■ Goal ■
Return the listing below unchanged, minus its pictures.

■ Dataset excerpt ■
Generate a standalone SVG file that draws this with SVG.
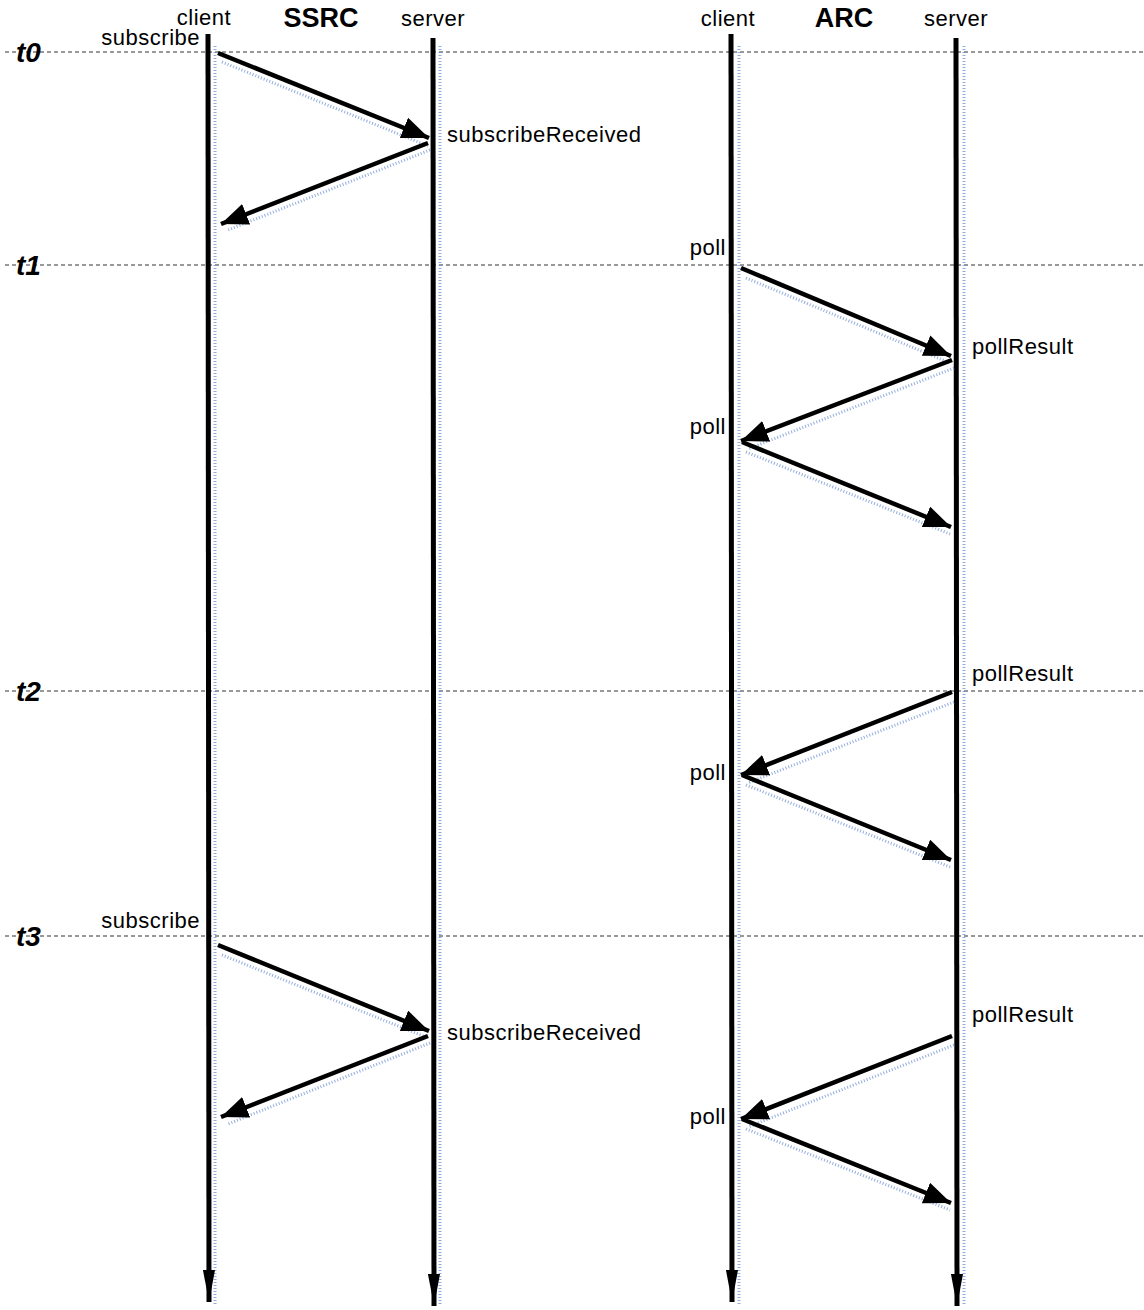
<svg xmlns="http://www.w3.org/2000/svg" width="1144" height="1310" viewBox="0 0 1144 1310">
<style>
.t{font-family:"Liberation Sans",Arial,sans-serif;font-size:22px;letter-spacing:0.5px;fill:#000}
.h{font-family:"Liberation Sans",Arial,sans-serif;font-size:27px;font-weight:bold;fill:#000}
.tm{font-family:"Liberation Sans",Arial,sans-serif;font-size:28px;font-weight:bold;font-style:italic;fill:#000}
.dash{stroke:#333;stroke-width:1;stroke-dasharray:4 3;fill:none}
.life{stroke:#000;stroke-width:5;fill:none}
.msg{stroke:#000;stroke-width:4.5;fill:none}
.sh{stroke:#6f92d0;stroke-width:3;stroke-dasharray:1 2;fill:none;opacity:0.75}
</style>
<defs>
<marker id="ah" markerUnits="userSpaceOnUse" markerWidth="30" markerHeight="24" refX="27" refY="11" orient="auto">
<path d="M0,0 L27,11 L0,22 Z" fill="#000"/>
</marker>
<marker id="lh" markerUnits="userSpaceOnUse" markerWidth="34" markerHeight="12" refX="32" refY="6" orient="auto">
<path d="M0,0 L32,6 L0,12 Z" fill="#000"/>
</marker>
</defs>
<g id="timelines">
<line class="dash" x1="5" y1="52" x2="1144" y2="52"/>
<line class="dash" x1="5" y1="265" x2="1144" y2="265"/>
<line class="dash" x1="5" y1="691" x2="1144" y2="691"/>
<line class="dash" x1="5" y1="936" x2="1144" y2="936"/>
<text class="tm" x="16" y="62">t0</text>
<text class="tm" x="16" y="275">t1</text>
<text class="tm" x="16" y="701">t2</text>
<text class="tm" x="16" y="946">t3</text>
</g>
<g id="headers">
<text class="h" x="321" y="27" text-anchor="middle">SSRC</text>
<text class="h" x="844" y="27" text-anchor="middle">ARC</text>
</g>
<g id="ssrc-client">
<line class="sh" x1="215" y1="46" x2="215" y2="1306"/>
<line class="life" x1="208" y1="34" x2="209" y2="1302" marker-end="url(#lh)"/>
<text class="t" x="204" y="25" text-anchor="middle">client</text>
</g>
<g id="ssrc-server">
<line class="sh" x1="440" y1="46" x2="440" y2="1306"/>
<line class="life" x1="433" y1="38" x2="434" y2="1306" marker-end="url(#lh)"/>
<text class="t" x="433" y="26" text-anchor="middle">server</text>
</g>
<g id="arc-client">
<line class="sh" x1="739" y1="46" x2="739" y2="1306"/>
<line class="life" x1="731" y1="34" x2="732" y2="1302" marker-end="url(#lh)"/>
<text class="t" x="728" y="26" text-anchor="middle">client</text>
</g>
<g id="arc-server">
<line class="sh" x1="964" y1="46" x2="964" y2="1306"/>
<line class="life" x1="956" y1="38" x2="957" y2="1306" marker-end="url(#lh)"/>
<text class="t" x="956" y="26" text-anchor="middle">server</text>
</g>
<g id="connectors">
<g id="shadows">
<line class="sh" x1="222" y1="62" x2="428" y2="146"/>
<line class="sh" x1="430" y1="150" x2="228" y2="230"/>
<line class="sh" x1="222" y1="955" x2="428" y2="1038"/>
<line class="sh" x1="430" y1="1043" x2="228" y2="1124"/>
<line class="sh" x1="746" y1="278" x2="950" y2="363"/>
<line class="sh" x1="954" y1="368" x2="748" y2="449"/>
<line class="sh" x1="746" y1="452" x2="950" y2="534"/>
<line class="sh" x1="954" y1="702" x2="748" y2="783"/>
<line class="sh" x1="746" y1="785" x2="950" y2="867"/>
<line class="sh" x1="954" y1="1045" x2="748" y2="1127"/>
<line class="sh" x1="746" y1="1129" x2="950" y2="1210"/>
</g>
<line class="msg" x1="218" y1="53" x2="429" y2="138" marker-end="url(#ah)"/>
<line class="msg" x1="428" y1="143" x2="221" y2="224" marker-end="url(#ah)"/>
<line class="msg" x1="218" y1="945" x2="429" y2="1031" marker-end="url(#ah)"/>
<line class="msg" x1="428" y1="1036" x2="221" y2="1117" marker-end="url(#ah)"/>
<line class="msg" x1="741" y1="268" x2="951" y2="356" marker-end="url(#ah)"/>
<line class="msg" x1="952" y1="360" x2="741" y2="441" marker-end="url(#ah)"/>
<line class="msg" x1="742" y1="442" x2="951" y2="527" marker-end="url(#ah)"/>
<line class="msg" x1="952" y1="692" x2="741" y2="775" marker-end="url(#ah)"/>
<line class="msg" x1="742" y1="775" x2="951" y2="860" marker-end="url(#ah)"/>
<line class="msg" x1="952" y1="1036" x2="741" y2="1119" marker-end="url(#ah)"/>
<line class="msg" x1="742" y1="1119" x2="951" y2="1203" marker-end="url(#ah)"/>
</g>
<g id="labels">
<text class="t" x="200" y="45" text-anchor="end">subscribe</text>
<text class="t" x="447" y="142">subscribeReceived</text>
<text class="t" x="200" y="928" text-anchor="end">subscribe</text>
<text class="t" x="447" y="1040">subscribeReceived</text>
<text class="t" x="726" y="255" text-anchor="end">poll</text>
<text class="t" x="972" y="354">pollResult</text>
<text class="t" x="726" y="434" text-anchor="end">poll</text>
<text class="t" x="972" y="681">pollResult</text>
<text class="t" x="726" y="780" text-anchor="end">poll</text>
<text class="t" x="972" y="1022">pollResult</text>
<text class="t" x="726" y="1124" text-anchor="end">poll</text>
</g>
</svg>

■ Answer to the problem ■
Generate a standalone SVG file that draws this with SVG.
<svg xmlns="http://www.w3.org/2000/svg" width="1144" height="1310" viewBox="0 0 1144 1310">
<style>
.t{font-family:"Liberation Sans",Arial,sans-serif;font-size:22px;letter-spacing:0.5px;fill:#000}
.h{font-family:"Liberation Sans",Arial,sans-serif;font-size:27px;font-weight:bold;fill:#000}
.tm{font-family:"Liberation Sans",Arial,sans-serif;font-size:28px;font-weight:bold;font-style:italic;fill:#000}
.dash{stroke:#333;stroke-width:1;stroke-dasharray:4 3;fill:none}
.life{stroke:#000;stroke-width:5;fill:none}
.msg{stroke:#000;stroke-width:4.5;fill:none}
.sh{stroke:#6f92d0;stroke-width:3;stroke-dasharray:1 2;fill:none;opacity:0.75}
</style>
<defs>
<marker id="ah" markerUnits="userSpaceOnUse" markerWidth="30" markerHeight="24" refX="27" refY="11" orient="auto">
<path d="M0,0 L27,11 L0,22 Z" fill="#000"/>
</marker>
<marker id="lh" markerUnits="userSpaceOnUse" markerWidth="34" markerHeight="12" refX="32" refY="6" orient="auto">
<path d="M0,0 L32,6 L0,12 Z" fill="#000"/>
</marker>
</defs>
<g id="timelines">
<line class="dash" x1="5" y1="52" x2="1144" y2="52"/>
<line class="dash" x1="5" y1="265" x2="1144" y2="265"/>
<line class="dash" x1="5" y1="691" x2="1144" y2="691"/>
<line class="dash" x1="5" y1="936" x2="1144" y2="936"/>
<text class="tm" x="16" y="62">t0</text>
<text class="tm" x="16" y="275">t1</text>
<text class="tm" x="16" y="701">t2</text>
<text class="tm" x="16" y="946">t3</text>
</g>
<g id="headers">
<text class="h" x="321" y="27" text-anchor="middle">SSRC</text>
<text class="h" x="844" y="27" text-anchor="middle">ARC</text>
</g>
<g id="ssrc-client">
<line class="sh" x1="215" y1="46" x2="215" y2="1306"/>
<line class="life" x1="208" y1="34" x2="209" y2="1302" marker-end="url(#lh)"/>
<text class="t" x="204" y="25" text-anchor="middle">client</text>
</g>
<g id="ssrc-server">
<line class="sh" x1="440" y1="46" x2="440" y2="1306"/>
<line class="life" x1="433" y1="38" x2="434" y2="1306" marker-end="url(#lh)"/>
<text class="t" x="433" y="26" text-anchor="middle">server</text>
</g>
<g id="arc-client">
<line class="sh" x1="739" y1="46" x2="739" y2="1306"/>
<line class="life" x1="731" y1="34" x2="732" y2="1302" marker-end="url(#lh)"/>
<text class="t" x="728" y="26" text-anchor="middle">client</text>
</g>
<g id="arc-server">
<line class="sh" x1="964" y1="46" x2="964" y2="1306"/>
<line class="life" x1="956" y1="38" x2="957" y2="1306" marker-end="url(#lh)"/>
<text class="t" x="956" y="26" text-anchor="middle">server</text>
</g>
<g id="connectors">
<g id="shadows">
<line class="sh" x1="222" y1="62" x2="428" y2="146"/>
<line class="sh" x1="430" y1="150" x2="228" y2="230"/>
<line class="sh" x1="222" y1="955" x2="428" y2="1038"/>
<line class="sh" x1="430" y1="1043" x2="228" y2="1124"/>
<line class="sh" x1="746" y1="278" x2="950" y2="363"/>
<line class="sh" x1="954" y1="368" x2="748" y2="449"/>
<line class="sh" x1="746" y1="452" x2="950" y2="534"/>
<line class="sh" x1="954" y1="702" x2="748" y2="783"/>
<line class="sh" x1="746" y1="785" x2="950" y2="867"/>
<line class="sh" x1="954" y1="1045" x2="748" y2="1127"/>
<line class="sh" x1="746" y1="1129" x2="950" y2="1210"/>
</g>
<line class="msg" x1="218" y1="53" x2="429" y2="138" marker-end="url(#ah)"/>
<line class="msg" x1="428" y1="143" x2="221" y2="224" marker-end="url(#ah)"/>
<line class="msg" x1="218" y1="945" x2="429" y2="1031" marker-end="url(#ah)"/>
<line class="msg" x1="428" y1="1036" x2="221" y2="1117" marker-end="url(#ah)"/>
<line class="msg" x1="741" y1="268" x2="951" y2="356" marker-end="url(#ah)"/>
<line class="msg" x1="952" y1="360" x2="741" y2="441" marker-end="url(#ah)"/>
<line class="msg" x1="742" y1="442" x2="951" y2="527" marker-end="url(#ah)"/>
<line class="msg" x1="952" y1="692" x2="741" y2="775" marker-end="url(#ah)"/>
<line class="msg" x1="742" y1="775" x2="951" y2="860" marker-end="url(#ah)"/>
<line class="msg" x1="952" y1="1036" x2="741" y2="1119" marker-end="url(#ah)"/>
<line class="msg" x1="742" y1="1119" x2="951" y2="1203" marker-end="url(#ah)"/>
</g>
<g id="labels">
<text class="t" x="200" y="45" text-anchor="end">subscribe</text>
<text class="t" x="447" y="142">subscribeReceived</text>
<text class="t" x="200" y="928" text-anchor="end">subscribe</text>
<text class="t" x="447" y="1040">subscribeReceived</text>
<text class="t" x="726" y="255" text-anchor="end">poll</text>
<text class="t" x="972" y="354">pollResult</text>
<text class="t" x="726" y="434" text-anchor="end">poll</text>
<text class="t" x="972" y="681">pollResult</text>
<text class="t" x="726" y="780" text-anchor="end">poll</text>
<text class="t" x="972" y="1022">pollResult</text>
<text class="t" x="726" y="1124" text-anchor="end">poll</text>
</g>
</svg>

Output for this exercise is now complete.